Hey!!!!!!...those nice Morgan dollars worth more as collectible coins than silver.

AR does not dissolve silver.Nitric acid is the way,but first of all you have to melt those nice coins into shot.

How about to read(and learn) more about what you are trying to do?

Manuel
 
Morgans were very bad shape!...these did dissolve in the aqua regia...just wondered what was BEST to precipitate out(i wanna use table salt if possible)
 
I think if I were going to dissolve MY precious metals in a solution, I would make sure I knew how to get them back FIRST! :| By knowing only part of a process you put yourself, and others around you, in danger.
 
Claudie...I DO know....there are many ways though...just seeing what others are doin...I have done silver,gold and platinum with great success!!
 
Since you have had great success with silver, gold, and platinum I would use my most successful method.
Mark
 
jjohio said:
Morgans were very bad shape!...these did dissolve in the aqua regia...just wondered what was BEST to precipitate out(i wanna use table salt if possible)
What you said makes no sense. Silver does not dissolve in aqua regia. If they dissolved, one of two things is what's happening. One of them is they aren't silver---the other is it wasn't aqua regia.

If you dissolve coin silver with nitric, assuming there are no chlorides present, you get a blue/green solution. If you attempt to dissolve silver alloy in AR, what you get is a trace of color, but a little white precipitate (silver chloride), and not much more. Only when the silver content is low enough should you expect silver bearing material to dissolve in aqua regia. When it does, you don't end up with silver in solution, but silver chloride. You'd have no need for using salt---it would already have been converted to silver chloride.

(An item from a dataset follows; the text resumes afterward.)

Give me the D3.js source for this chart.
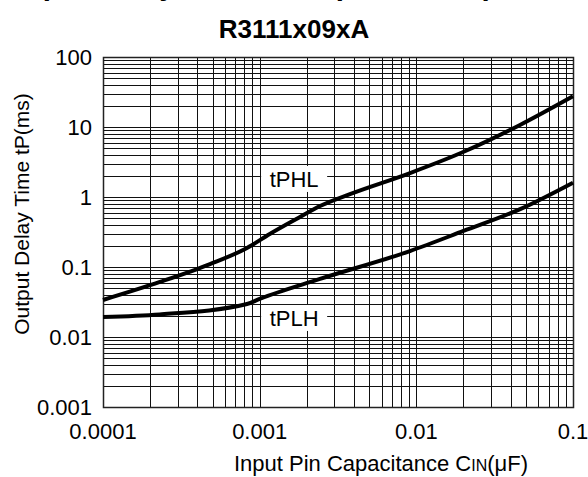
<!DOCTYPE html>
<html>
<head>
<meta charset="utf-8">
<script src="https://cdn.jsdelivr.net/npm/d3@7"></script>
<style>
  body { margin: 0; background: #fff; }
  svg { display: block; font-family: "Liberation Sans", Arial, Helvetica, sans-serif; }
</style>
</head>
<body>
<div id="chart"></div>
<script>
// curve data (capacitance in uF, delay in ms)
var capPHL = [0.0001, 0.000231, 0.000482, 0.00083, 0.00116, 0.00181, 0.00243, 0.00377, 0.00912, 0.0199, 0.0459, 0.1];
var tPHL   = [0.0338, 0.0611, 0.110, 0.187, 0.296, 0.518, 0.744, 1.10, 2.20, 4.39, 10.7, 27.5];
var capPLH = [0.0001, 0.00023, 0.00083, 0.001, 0.0024, 0.0091, 0.02, 0.046, 0.1];
var tPLH   = [0.0193, 0.021, 0.0296, 0.035, 0.067, 0.169, 0.327, 0.67, 1.6];

var xTicks = [0.0001, 0.001, 0.01, 0.1];
var xTickLabels = ["0.0001", "0.001", "0.01", "0.1"];
var yTicks = [0.001, 0.01, 0.1, 1, 10, 100];
var yTickLabels = ["0.001", "0.01", "0.1", "1", "10", "100"];

var curveNames = ["tPHL", "tPLH"];
var labelCap = [0.00166, 0.00166];
var labelTime = [1.81, 0.0187];

var width = 588, height = 477;
var margin = {top: 57, right: 15, bottom: 70, left: 103};
var chartWidth = width - margin.left - margin.right;
var chartHeight = height - margin.top - margin.bottom;

var svg = d3.select("#chart").append("svg")
    .attr("width", width)
    .attr("height", height);

// titles (the top one is mostly cut off in the original)
svg.append("text")
    .attr("x", -8).attr("y", -5)
    .attr("font-weight", "bold")
    .attr("font-size", 29.5)
    .text("Output Delay Time vs. Input Pin Capacitance");

svg.append("text")
    .attr("x", 294).attr("y", 38)
    .attr("text-anchor", "middle")
    .attr("font-weight", "bold")
    .attr("font-size", 26)
    .text("R3111x09xA");

var g = svg.append("g")
    .attr("transform", `translate(${margin.left}, ${margin.top})`);

var xScale = d3.scaleLog().domain([0.0001, 0.1]).range([0, chartWidth]);
var yScale = d3.scaleLog().domain([0.001, 100]).range([chartHeight, 0]);

// grid: 1..9 of each decade
function gridValues(lo, hi) {
  var out = [];
  for (var e = Math.log10(lo); e < Math.log10(hi); e++) {
    for (var k = 1; k <= 9; k++) out.push(k * Math.pow(10, e));
  }
  return out;
}
var vx = gridValues(0.0001, 0.1);
var hy = gridValues(0.001, 100);

g.append("g").selectAll("line")
  .data(vx)
  .join("line")
    .attr("x1", d => Math.round(xScale(d)) + 0.5)
    .attr("x2", d => Math.round(xScale(d)) + 0.5)
    .attr("y1", 0).attr("y2", chartHeight)
    .attr("stroke", "#111").attr("stroke-width", 1);

g.append("g").selectAll("line")
  .data(hy)
  .join("line")
    .attr("y1", d => Math.round(yScale(d)) + 0.5)
    .attr("y2", d => Math.round(yScale(d)) + 0.5)
    .attr("x1", 0).attr("x2", chartWidth)
    .attr("stroke", "#111").attr("stroke-width", 1);

g.append("rect")
    .attr("x", 0.5).attr("y", 0.5)
    .attr("width", chartWidth).attr("height", chartHeight)
    .attr("fill", "none").attr("stroke", "#222").attr("stroke-width", 1.5);

// white boxes behind curve labels
g.append("g").selectAll("rect")
  .data(curveNames)
  .join("rect")
    .attr("x", (d, i) => xScale(labelCap[i]) - 33)
    .attr("y", (d, i) => yScale(labelTime[i]) - 13)
    .attr("width", 66).attr("height", 26)
    .attr("fill", "#fff");

g.append("g").selectAll("text")
  .data(curveNames)
  .join("text")
    .attr("x", (d, i) => xScale(labelCap[i]))
    .attr("y", (d, i) => yScale(labelTime[i]) + 8)
    .attr("text-anchor", "middle")
    .attr("font-size", 22)
    .text(d => d);

var line = d3.line()
    .x(d => xScale(d[0]))
    .y(d => yScale(d[1]))
    .curve(d3.curveMonotoneX);

g.append("path")
    .datum(d3.zip(capPHL, tPHL))
    .attr("d", line)
    .attr("fill", "none").attr("stroke", "#000").attr("stroke-width", 4);

g.append("path")
    .datum(d3.zip(capPLH, tPLH))
    .attr("d", line)
    .attr("fill", "none").attr("stroke", "#000").attr("stroke-width", 4);

// tick labels
g.append("g").selectAll("text")
  .data(xTicks)
  .join("text")
    .attr("x", d => xScale(d))
    .attr("y", chartHeight + 32)
    .attr("text-anchor", "middle")
    .attr("font-size", 22)
    .text((d, i) => xTickLabels[i]);

g.append("g").selectAll("text")
  .data(yTicks)
  .join("text")
    .attr("x", -11)
    .attr("y", d => yScale(d))
    .attr("dy", "0.36em")
    .attr("text-anchor", "end")
    .attr("font-size", 22)
    .text((d, i) => yTickLabels[i]);

// axis titles
var xt = svg.append("text")
    .attr("x", 381)
    .attr("y", 471)
    .attr("text-anchor", "middle")
    .attr("font-size", 22);
xt.append("tspan").text("Input Pin Capacitance C");
xt.append("tspan").attr("font-size", 16).text("IN");
xt.append("tspan").text("(\u03bcF)");

svg.append("text")
    .attr("transform", "translate(29, 214) rotate(-90)")
    .attr("text-anchor", "middle")
    .attr("font-size", 21)
    .text("Output Delay Time tP(ms)");
</script>
</body>
</html>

If your solution is free of silver chloride, and you no longer have the coins, you need to determine why.

Harold
 
It could be possible that they were fake Morgans. I read an article awhile back, that since the prices of Silver and Gold have gone up, that people are counterfeiting even common date coins to sell for metal values. If they were worn nearly smooth, they would be relatively easy to counterfiet compared to making a rare dated one that looked real. Just a thought.